Where did Google Search Console’s “request indexing” feature go?
In mid-October, Google announced the “request indexing” feature within Google Search Console has been disabled as the company is making “some infrastructure changes”.
We have disabled the “Request Indexing” feature of the URL Inspection Tool, in order to make some infrastructure changes. We expect it will return in the coming weeks. We continue to find & index content through our regular methods, as covered here: https://t.co/rMFVaLht6V
— Google Webmasters (@googlewmc) October 14, 2020
According to the announcement, Google will continue to find and index content via their regular crawling and indexing methods. John Muller shed some more light on this action, confirming that the temporary disappearance of the feature “will not affect normal crawling and indexing.”

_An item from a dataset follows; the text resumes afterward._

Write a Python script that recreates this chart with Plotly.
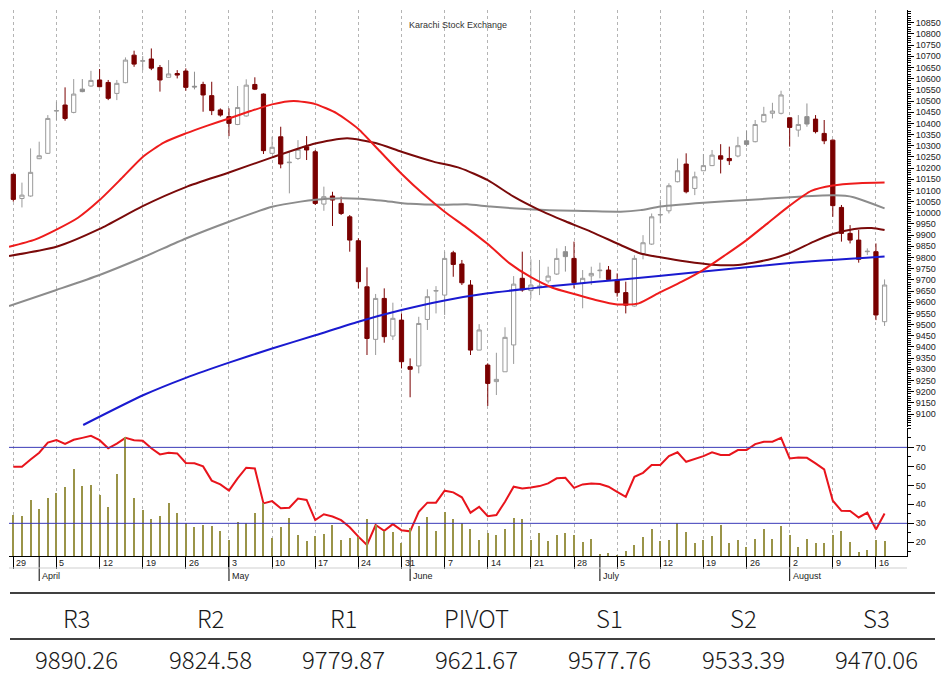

Recently, there’ve been a lot of complaints, generally arising from the ongoing Google indexing issues which occurred earlier in October, regarding Google’s inability to index new content quickly enough.
Many SEO experts used the “request indexing” feature as a way to push their content (which Google had a hard time indexing) to the Google Index – even during the weeks that Google was having indexing issues. Maybe Google can no longer handle the load? Or, there might be other indexing issues and that’s why Google is temporarily shutting down this feature? Whatever the case, currently users cannot push content into Google’s Index until the feature is enabled again which is expected to happen in the coming weeks.